We have a lot of stable, healthy, strong democracies in Europe and East Asia today, and so the U.S. strategy is resting on a much more stable foundation than it did during the Cold War. When people talk about the “new Cold War,” I like to look back in history and say that the previous Cold War was much more challenging.

Do heightened tensions between the U.S. and China motivate you—or just make you worry?

It makes me worried. But it’s also an area where an understanding of history can help address some of these issues and potentially shed light on ways that the U.S. and China can manage the tensions between them. I think history offers some warning signs for how relations between great powers can deteriorate.

What are some of those lessons?

One important lesson from Thucydides is that the deterioration of relations between Athens and Sparta resulted from the belief that conflict was inevitable and that they had to prepare for the coming war instead of taking measures to preserve the peace.

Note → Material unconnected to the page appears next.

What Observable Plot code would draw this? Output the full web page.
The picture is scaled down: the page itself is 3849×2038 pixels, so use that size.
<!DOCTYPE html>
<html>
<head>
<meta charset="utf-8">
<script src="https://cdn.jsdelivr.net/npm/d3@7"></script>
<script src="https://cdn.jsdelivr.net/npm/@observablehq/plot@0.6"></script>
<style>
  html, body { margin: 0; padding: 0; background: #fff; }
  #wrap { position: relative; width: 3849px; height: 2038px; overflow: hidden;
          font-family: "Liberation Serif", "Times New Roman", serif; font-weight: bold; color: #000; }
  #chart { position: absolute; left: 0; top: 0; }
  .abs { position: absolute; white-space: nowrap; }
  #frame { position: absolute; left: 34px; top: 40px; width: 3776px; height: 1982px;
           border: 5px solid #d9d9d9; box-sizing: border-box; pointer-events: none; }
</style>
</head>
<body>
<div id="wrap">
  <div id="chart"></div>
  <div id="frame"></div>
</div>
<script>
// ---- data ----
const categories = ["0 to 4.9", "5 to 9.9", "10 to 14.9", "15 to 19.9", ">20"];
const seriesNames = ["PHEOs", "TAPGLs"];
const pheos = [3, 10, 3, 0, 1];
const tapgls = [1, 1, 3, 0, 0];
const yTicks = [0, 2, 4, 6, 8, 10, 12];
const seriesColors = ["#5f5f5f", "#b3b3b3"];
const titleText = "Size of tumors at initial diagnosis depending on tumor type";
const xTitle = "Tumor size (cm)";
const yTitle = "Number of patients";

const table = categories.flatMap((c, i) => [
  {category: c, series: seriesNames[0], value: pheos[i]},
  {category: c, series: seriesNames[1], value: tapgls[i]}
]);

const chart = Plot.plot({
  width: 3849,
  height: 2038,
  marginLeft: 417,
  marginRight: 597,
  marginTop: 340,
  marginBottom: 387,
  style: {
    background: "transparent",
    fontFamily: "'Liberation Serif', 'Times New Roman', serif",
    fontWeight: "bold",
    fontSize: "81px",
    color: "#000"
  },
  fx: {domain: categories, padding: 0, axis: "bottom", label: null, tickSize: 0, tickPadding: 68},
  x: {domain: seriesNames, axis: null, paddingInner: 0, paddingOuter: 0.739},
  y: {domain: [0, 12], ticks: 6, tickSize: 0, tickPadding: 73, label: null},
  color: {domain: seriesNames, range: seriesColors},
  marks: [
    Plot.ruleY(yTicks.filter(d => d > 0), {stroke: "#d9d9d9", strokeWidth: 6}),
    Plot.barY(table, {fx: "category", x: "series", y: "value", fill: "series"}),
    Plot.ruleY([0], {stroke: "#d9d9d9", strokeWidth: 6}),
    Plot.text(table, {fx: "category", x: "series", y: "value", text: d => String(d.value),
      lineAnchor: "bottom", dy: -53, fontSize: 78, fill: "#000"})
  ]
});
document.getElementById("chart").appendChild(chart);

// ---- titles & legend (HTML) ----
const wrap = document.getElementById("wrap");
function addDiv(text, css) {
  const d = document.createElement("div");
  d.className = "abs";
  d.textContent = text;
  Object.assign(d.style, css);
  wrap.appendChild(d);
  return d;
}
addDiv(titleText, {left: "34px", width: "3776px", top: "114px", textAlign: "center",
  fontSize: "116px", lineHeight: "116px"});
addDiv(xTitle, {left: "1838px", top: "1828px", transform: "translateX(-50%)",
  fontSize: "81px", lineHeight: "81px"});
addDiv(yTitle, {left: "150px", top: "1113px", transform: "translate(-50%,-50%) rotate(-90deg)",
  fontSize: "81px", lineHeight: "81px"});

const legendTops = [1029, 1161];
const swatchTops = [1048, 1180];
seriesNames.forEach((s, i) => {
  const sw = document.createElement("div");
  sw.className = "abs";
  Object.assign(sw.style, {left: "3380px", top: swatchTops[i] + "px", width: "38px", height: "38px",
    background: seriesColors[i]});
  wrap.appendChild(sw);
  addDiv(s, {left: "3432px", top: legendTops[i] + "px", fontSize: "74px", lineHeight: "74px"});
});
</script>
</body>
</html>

It became a self-fulfilling prophecy.

On a related point, there were certainly many problems with U.S. strategy in East Asia during the Cold War, but one of the positive aspects of U.S. strategy was that American officials never assumed that conflict with the PRC was inevitable. Even at the height of Cold War tensions, they never ruled out the possibility that relations might someday improve. That left the window open for the PRC to realign with the United States against the Soviet Union in the 1970s.

Looking at U.S.-China relations today, even though the two countries don’t face a common great power adversary, they do face common challenges that underscore the need to keep the door open for cooperation. For example, climate change is a threat to national security, and the United States and China need to work together and with other countries to meet this challenge. If they don’t leave the door open to eventual cooperation, they may well fall into the tragic situation that Thucydides described in his account of the war between Athens and Sparta: “they damaged their own interests competing in the heat of the moment.”